- _Dataset excerpt_:

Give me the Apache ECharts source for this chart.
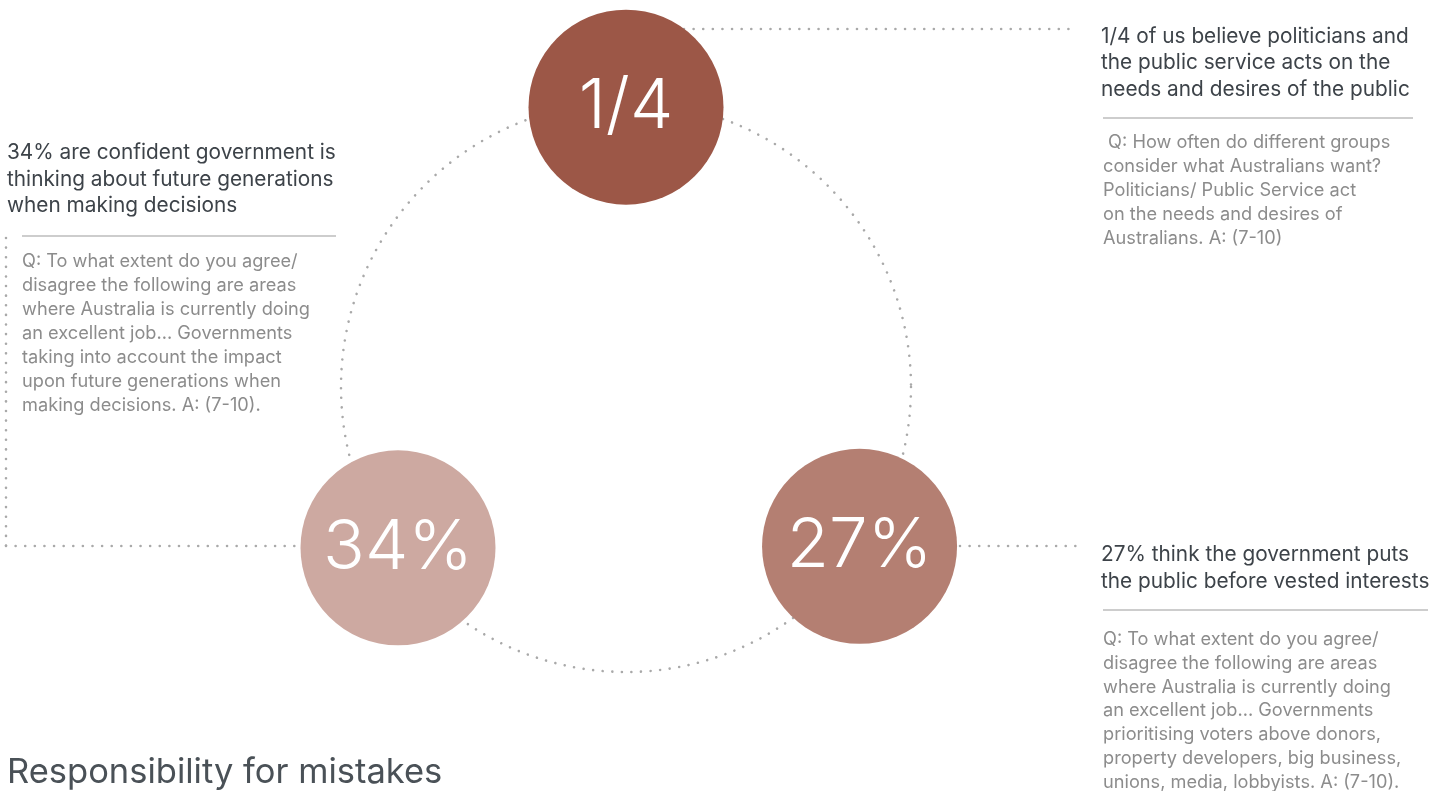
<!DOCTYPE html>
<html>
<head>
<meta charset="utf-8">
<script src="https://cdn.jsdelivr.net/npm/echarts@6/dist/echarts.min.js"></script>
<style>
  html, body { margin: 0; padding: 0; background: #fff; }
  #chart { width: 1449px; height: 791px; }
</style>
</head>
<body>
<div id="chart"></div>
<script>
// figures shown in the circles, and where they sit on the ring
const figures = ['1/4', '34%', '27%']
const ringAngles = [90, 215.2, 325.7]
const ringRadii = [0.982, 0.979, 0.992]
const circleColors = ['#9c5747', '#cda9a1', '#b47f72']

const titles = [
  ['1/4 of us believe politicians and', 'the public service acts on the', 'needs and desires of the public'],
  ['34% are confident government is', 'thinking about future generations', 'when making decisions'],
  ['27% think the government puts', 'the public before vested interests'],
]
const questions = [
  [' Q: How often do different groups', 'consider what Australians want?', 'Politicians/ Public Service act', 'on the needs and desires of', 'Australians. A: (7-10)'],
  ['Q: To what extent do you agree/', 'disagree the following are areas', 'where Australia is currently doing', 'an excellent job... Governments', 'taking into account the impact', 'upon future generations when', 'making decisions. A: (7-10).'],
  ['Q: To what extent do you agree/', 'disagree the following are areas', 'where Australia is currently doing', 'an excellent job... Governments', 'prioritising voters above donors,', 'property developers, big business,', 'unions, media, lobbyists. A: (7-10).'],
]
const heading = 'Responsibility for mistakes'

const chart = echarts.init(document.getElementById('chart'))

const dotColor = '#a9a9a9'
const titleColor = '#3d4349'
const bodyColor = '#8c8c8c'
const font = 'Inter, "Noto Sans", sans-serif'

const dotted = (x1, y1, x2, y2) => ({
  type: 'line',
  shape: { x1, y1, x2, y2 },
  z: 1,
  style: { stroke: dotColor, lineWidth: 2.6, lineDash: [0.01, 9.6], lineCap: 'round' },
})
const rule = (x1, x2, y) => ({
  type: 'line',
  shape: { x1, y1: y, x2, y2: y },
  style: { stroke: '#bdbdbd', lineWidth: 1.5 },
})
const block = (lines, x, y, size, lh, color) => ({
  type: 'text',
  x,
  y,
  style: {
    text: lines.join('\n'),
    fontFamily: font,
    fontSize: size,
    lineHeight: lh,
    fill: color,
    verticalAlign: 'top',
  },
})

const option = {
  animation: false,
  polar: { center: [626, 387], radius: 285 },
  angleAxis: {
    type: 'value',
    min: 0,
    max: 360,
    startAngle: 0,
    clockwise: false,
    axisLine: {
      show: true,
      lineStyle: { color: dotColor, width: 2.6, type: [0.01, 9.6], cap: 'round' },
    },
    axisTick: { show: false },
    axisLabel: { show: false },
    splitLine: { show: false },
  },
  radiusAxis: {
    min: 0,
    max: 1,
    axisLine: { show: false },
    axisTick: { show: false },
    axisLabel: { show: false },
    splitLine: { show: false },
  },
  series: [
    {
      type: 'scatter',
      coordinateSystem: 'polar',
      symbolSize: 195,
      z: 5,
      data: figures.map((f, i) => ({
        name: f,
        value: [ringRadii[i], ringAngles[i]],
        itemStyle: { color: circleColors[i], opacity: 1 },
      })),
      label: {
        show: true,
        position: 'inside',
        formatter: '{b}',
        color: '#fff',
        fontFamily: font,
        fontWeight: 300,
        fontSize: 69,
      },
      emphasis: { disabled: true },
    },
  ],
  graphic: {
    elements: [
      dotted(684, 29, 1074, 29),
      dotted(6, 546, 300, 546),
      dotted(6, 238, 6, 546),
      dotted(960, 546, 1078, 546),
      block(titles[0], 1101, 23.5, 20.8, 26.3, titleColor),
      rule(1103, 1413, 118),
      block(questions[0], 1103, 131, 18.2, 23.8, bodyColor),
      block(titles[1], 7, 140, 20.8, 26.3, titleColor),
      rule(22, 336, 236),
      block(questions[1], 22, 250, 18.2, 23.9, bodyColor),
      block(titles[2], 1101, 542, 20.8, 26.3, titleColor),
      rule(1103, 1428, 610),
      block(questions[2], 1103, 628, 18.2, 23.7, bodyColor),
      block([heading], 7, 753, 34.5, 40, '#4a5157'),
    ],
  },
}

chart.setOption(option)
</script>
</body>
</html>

- _Exercise requirements_: Quote, please, every line of the material above from its start through the line that has "const circleColors = ['#9c5747', '#cda9a1', '#b47f72']", reproducing the words exactly and dropping any images.

- _Answer_:
Give me the Apache ECharts source for this chart.
<!DOCTYPE html>
<html>
<head>
<meta charset="utf-8">
<script src="https://cdn.jsdelivr.net/npm/echarts@6/dist/echarts.min.js"></script>
<style>
  html, body { margin: 0; padding: 0; background: #fff; }
  #chart { width: 1449px; height: 791px; }
</style>
</head>
<body>
<div id="chart"></div>
<script>
// figures shown in the circles, and where they sit on the ring
const figures = ['1/4', '34%', '27%']
const ringAngles = [90, 215.2, 325.7]
const ringRadii = [0.982, 0.979, 0.992]
const circleColors = ['#9c5747', '#cda9a1', '#b47f72']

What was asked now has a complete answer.